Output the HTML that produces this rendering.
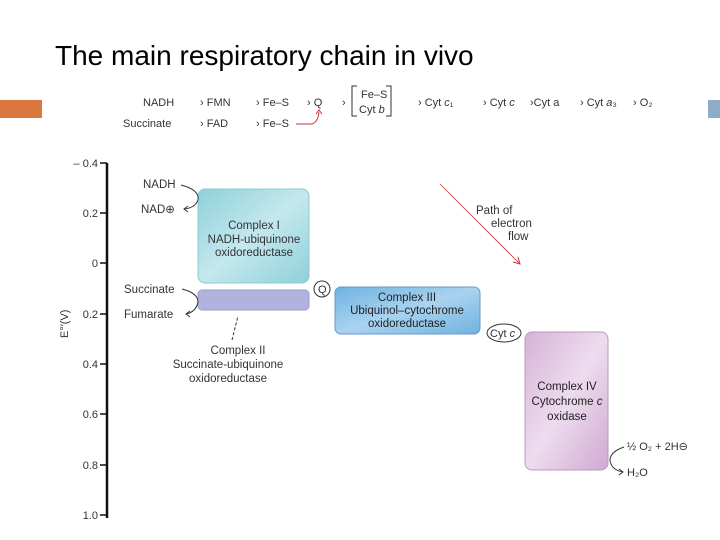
<!DOCTYPE html>
<html><head><meta charset="utf-8"><style>
body{margin:0;width:720px;height:540px;background:#fff;overflow:hidden;position:relative;font-family:"Liberation Sans",sans-serif;}
</style></head><body>
<div style="position:absolute;left:55px;top:40px;font-size:28px;color:#000;">The main respiratory chain in vivo</div>
<div style="position:absolute;left:0;top:100px;width:42px;height:18px;background:#d9773f;"></div>
<div style="position:absolute;left:708px;top:100px;width:12px;height:18px;background:#8eacc8;"></div>
<svg width="720" height="540" style="position:absolute;left:0;top:0" font-family="Liberation Sans, sans-serif" font-size="11" fill="#333">
<defs>
<linearGradient id="g1" x1="0" y1="0" x2="1" y2="1"><stop offset="0" stop-color="#8fd0da"/><stop offset="0.5" stop-color="#c4e8ee"/><stop offset="1" stop-color="#8fd0da"/></linearGradient>
<linearGradient id="g3" x1="0" y1="0" x2="1" y2="1"><stop offset="0" stop-color="#6fb2e0"/><stop offset="0.5" stop-color="#a9d3f0"/><stop offset="1" stop-color="#6fb2e0"/></linearGradient>
<linearGradient id="g4" x1="0" y1="0" x2="1" y2="1"><stop offset="0" stop-color="#d6b2d8"/><stop offset="0.5" stop-color="#eedcee"/><stop offset="1" stop-color="#d0a8d2"/></linearGradient>
</defs>
<g font-size="11">
<text x="143" y="106">NADH</text><text x="200" y="106">› FMN</text><text x="256" y="106">› Fe–S</text><text x="307" y="106">› Q</text><text x="342" y="106">›</text>
<text x="361" y="98">Fe–S</text><text x="359" y="113">Cyt <tspan font-style="italic">b</tspan></text>
<text x="418" y="106">› Cyt <tspan font-style="italic">c</tspan>₁</text><text x="483" y="106">› Cyt <tspan font-style="italic">c</tspan></text><text x="530" y="106">›Cyt a</text><text x="580" y="106">› Cyt <tspan font-style="italic">a</tspan>₃</text><text x="633" y="106">› O₂</text>
<text x="123" y="127">Succinate</text><text x="200" y="127">› FAD</text><text x="256" y="127">› Fe–S</text>
</g>
<path d="M296 124 L312 124 Q318 122 319 112" fill="none" stroke="#c33" stroke-width="1"/>
<path d="M316 114 L319 110 L322 114" fill="none" stroke="#c33"/>
<path d="M357 86 H352 V116 H357 M386 86 H391 V116 H386" fill="none" stroke="#333"/>
<line x1="107" y1="163" x2="107" y2="518" stroke="#111" stroke-width="2.5"/>
<g stroke="#111" stroke-width="1.5">
<line x1="100" y1="163" x2="107" y2="163"/><line x1="100" y1="213" x2="107" y2="213"/><line x1="100" y1="263" x2="107" y2="263"/><line x1="100" y1="314" x2="107" y2="314"/><line x1="100" y1="364" x2="107" y2="364"/><line x1="100" y1="414" x2="107" y2="414"/><line x1="100" y1="465" x2="107" y2="465"/><line x1="100" y1="515" x2="107" y2="515"/>
</g>
<g text-anchor="end" font-size="11">
<text x="98" y="167">– 0.4</text><text x="98" y="217">0.2</text><text x="98" y="267">0</text><text x="98" y="318">0.2</text><text x="98" y="368">0.4</text><text x="98" y="418">0.6</text><text x="98" y="469">0.8</text><text x="98" y="519">1.0</text>
</g>
<text x="0" y="0" transform="translate(68,338) rotate(-90)" font-size="11">E°′(V)</text>
<rect x="198" y="189" width="111" height="94" rx="7" fill="url(#g1)" stroke="#8cc" stroke-width="1"/>
<g text-anchor="middle" font-size="11.5" fill="#333">
<text x="254" y="229">Complex I</text><text x="254" y="243">NADH-ubiquinone</text><text x="254" y="256">oxidoreductase</text>
</g>
<rect x="198" y="290" width="111" height="20" rx="4" fill="#b0b4dc" stroke="#9a9ec8"/>
<circle cx="322" cy="289" r="8" fill="#fff" stroke="#333"/><text x="318" y="293" font-size="11">Q</text>
<rect x="335" y="287" width="145" height="47" rx="6" fill="url(#g3)" stroke="#69c"/>
<g text-anchor="middle" font-size="11.5" fill="#222">
<text x="407" y="301">Complex III</text><text x="407" y="314">Ubiquinol–cytochrome</text><text x="407" y="327">oxidoreductase</text>
</g>
<ellipse cx="504" cy="333" rx="17" ry="9" fill="#fff" stroke="#333"/><text x="490" y="337" font-size="11">Cyt <tspan font-style="italic">c</tspan></text>
<rect x="525" y="332" width="83" height="138" rx="7" fill="url(#g4)" stroke="#b9b"/>
<g text-anchor="middle" font-size="11.5" fill="#222">
<text x="567" y="390">Complex IV</text><text x="567" y="405">Cytochrome <tspan font-style="italic">c</tspan></text><text x="567" y="420">oxidase</text>
</g>
<text x="143" y="188" font-size="11.5">NADH</text><text x="141" y="213" font-size="11.5">NAD⊕</text>
<path d="M181 185 Q200 190 198 200 Q195 208 184 209" fill="none" stroke="#333"/>
<path d="M188 206 L184 209 L188 212" fill="none" stroke="#333"/>
<text x="124" y="293" font-size="11.5">Succinate</text><text x="124" y="318" font-size="11.5">Fumarate</text>
<path d="M182 289 Q198 293 198 302 Q196 312 186 314" fill="none" stroke="#333"/>
<path d="M190 311 L186 314 L190 317" fill="none" stroke="#333"/>
<line x1="232" y1="340" x2="238" y2="316" stroke="#333" stroke-dasharray="3,2"/>
<g text-anchor="middle" font-size="11.5"><text x="238" y="354">Complex II</text><text x="228" y="368">Succinate-ubiquinone</text><text x="228" y="382">oxidoreductase</text></g>
<line x1="440" y1="184" x2="519" y2="263" stroke="#c33" stroke-width="0.8"/>
<path d="M513 262 L520 264 L518 257" fill="none" stroke="#c33"/>
<text x="476" y="214" font-size="11.5">Path of</text><text x="491" y="227" font-size="11.5">electron</text><text x="508" y="240" font-size="11.5">flow</text>
<text x="627" y="450" font-size="11">½ O₂ + 2H⊖</text><text x="627" y="476" font-size="11">H₂O</text>
<path d="M624 447 Q610 452 610 460 Q611 470 623 472" fill="none" stroke="#333"/>
<path d="M619 469 L623 472 L619 475" fill="none" stroke="#333"/>
</svg>
</body></html>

> [Task goal] Extract the full listing above verbatim; pictures are to be left out of the copy.

> [Task response]
Output the HTML that produces this rendering.
<!DOCTYPE html>
<html><head><meta charset="utf-8"><style>
body{margin:0;width:720px;height:540px;background:#fff;overflow:hidden;position:relative;font-family:"Liberation Sans",sans-serif;}
</style></head><body>
<div style="position:absolute;left:55px;top:40px;font-size:28px;color:#000;">The main respiratory chain in vivo</div>
<div style="position:absolute;left:0;top:100px;width:42px;height:18px;background:#d9773f;"></div>
<div style="position:absolute;left:708px;top:100px;width:12px;height:18px;background:#8eacc8;"></div>
<svg width="720" height="540" style="position:absolute;left:0;top:0" font-family="Liberation Sans, sans-serif" font-size="11" fill="#333">
<defs>
<linearGradient id="g1" x1="0" y1="0" x2="1" y2="1"><stop offset="0" stop-color="#8fd0da"/><stop offset="0.5" stop-color="#c4e8ee"/><stop offset="1" stop-color="#8fd0da"/></linearGradient>
<linearGradient id="g3" x1="0" y1="0" x2="1" y2="1"><stop offset="0" stop-color="#6fb2e0"/><stop offset="0.5" stop-color="#a9d3f0"/><stop offset="1" stop-color="#6fb2e0"/></linearGradient>
<linearGradient id="g4" x1="0" y1="0" x2="1" y2="1"><stop offset="0" stop-color="#d6b2d8"/><stop offset="0.5" stop-color="#eedcee"/><stop offset="1" stop-color="#d0a8d2"/></linearGradient>
</defs>
<g font-size="11">
<text x="143" y="106">NADH</text><text x="200" y="106">› FMN</text><text x="256" y="106">› Fe–S</text><text x="307" y="106">› Q</text><text x="342" y="106">›</text>
<text x="361" y="98">Fe–S</text><text x="359" y="113">Cyt <tspan font-style="italic">b</tspan></text>
<text x="418" y="106">› Cyt <tspan font-style="italic">c</tspan>₁</text><text x="483" y="106">› Cyt <tspan font-style="italic">c</tspan></text><text x="530" y="106">›Cyt a</text><text x="580" y="106">› Cyt <tspan font-style="italic">a</tspan>₃</text><text x="633" y="106">› O₂</text>
<text x="123" y="127">Succinate</text><text x="200" y="127">› FAD</text><text x="256" y="127">› Fe–S</text>
</g>
<path d="M296 124 L312 124 Q318 122 319 112" fill="none" stroke="#c33" stroke-width="1"/>
<path d="M316 114 L319 110 L322 114" fill="none" stroke="#c33"/>
<path d="M357 86 H352 V116 H357 M386 86 H391 V116 H386" fill="none" stroke="#333"/>
<line x1="107" y1="163" x2="107" y2="518" stroke="#111" stroke-width="2.5"/>
<g stroke="#111" stroke-width="1.5">
<line x1="100" y1="163" x2="107" y2="163"/><line x1="100" y1="213" x2="107" y2="213"/><line x1="100" y1="263" x2="107" y2="263"/><line x1="100" y1="314" x2="107" y2="314"/><line x1="100" y1="364" x2="107" y2="364"/><line x1="100" y1="414" x2="107" y2="414"/><line x1="100" y1="465" x2="107" y2="465"/><line x1="100" y1="515" x2="107" y2="515"/>
</g>
<g text-anchor="end" font-size="11">
<text x="98" y="167">– 0.4</text><text x="98" y="217">0.2</text><text x="98" y="267">0</text><text x="98" y="318">0.2</text><text x="98" y="368">0.4</text><text x="98" y="418">0.6</text><text x="98" y="469">0.8</text><text x="98" y="519">1.0</text>
</g>
<text x="0" y="0" transform="translate(68,338) rotate(-90)" font-size="11">E°′(V)</text>
<rect x="198" y="189" width="111" height="94" rx="7" fill="url(#g1)" stroke="#8cc" stroke-width="1"/>
<g text-anchor="middle" font-size="11.5" fill="#333">
<text x="254" y="229">Complex I</text><text x="254" y="243">NADH-ubiquinone</text><text x="254" y="256">oxidoreductase</text>
</g>
<rect x="198" y="290" width="111" height="20" rx="4" fill="#b0b4dc" stroke="#9a9ec8"/>
<circle cx="322" cy="289" r="8" fill="#fff" stroke="#333"/><text x="318" y="293" font-size="11">Q</text>
<rect x="335" y="287" width="145" height="47" rx="6" fill="url(#g3)" stroke="#69c"/>
<g text-anchor="middle" font-size="11.5" fill="#222">
<text x="407" y="301">Complex III</text><text x="407" y="314">Ubiquinol–cytochrome</text><text x="407" y="327">oxidoreductase</text>
</g>
<ellipse cx="504" cy="333" rx="17" ry="9" fill="#fff" stroke="#333"/><text x="490" y="337" font-size="11">Cyt <tspan font-style="italic">c</tspan></text>
<rect x="525" y="332" width="83" height="138" rx="7" fill="url(#g4)" stroke="#b9b"/>
<g text-anchor="middle" font-size="11.5" fill="#222">
<text x="567" y="390">Complex IV</text><text x="567" y="405">Cytochrome <tspan font-style="italic">c</tspan></text><text x="567" y="420">oxidase</text>
</g>
<text x="143" y="188" font-size="11.5">NADH</text><text x="141" y="213" font-size="11.5">NAD⊕</text>
<path d="M181 185 Q200 190 198 200 Q195 208 184 209" fill="none" stroke="#333"/>
<path d="M188 206 L184 209 L188 212" fill="none" stroke="#333"/>
<text x="124" y="293" font-size="11.5">Succinate</text><text x="124" y="318" font-size="11.5">Fumarate</text>
<path d="M182 289 Q198 293 198 302 Q196 312 186 314" fill="none" stroke="#333"/>
<path d="M190 311 L186 314 L190 317" fill="none" stroke="#333"/>
<line x1="232" y1="340" x2="238" y2="316" stroke="#333" stroke-dasharray="3,2"/>
<g text-anchor="middle" font-size="11.5"><text x="238" y="354">Complex II</text><text x="228" y="368">Succinate-ubiquinone</text><text x="228" y="382">oxidoreductase</text></g>
<line x1="440" y1="184" x2="519" y2="263" stroke="#c33" stroke-width="0.8"/>
<path d="M513 262 L520 264 L518 257" fill="none" stroke="#c33"/>
<text x="476" y="214" font-size="11.5">Path of</text><text x="491" y="227" font-size="11.5">electron</text><text x="508" y="240" font-size="11.5">flow</text>
<text x="627" y="450" font-size="11">½ O₂ + 2H⊖</text><text x="627" y="476" font-size="11">H₂O</text>
<path d="M624 447 Q610 452 610 460 Q611 470 623 472" fill="none" stroke="#333"/>
<path d="M619 469 L623 472 L619 475" fill="none" stroke="#333"/>
</svg>
</body></html>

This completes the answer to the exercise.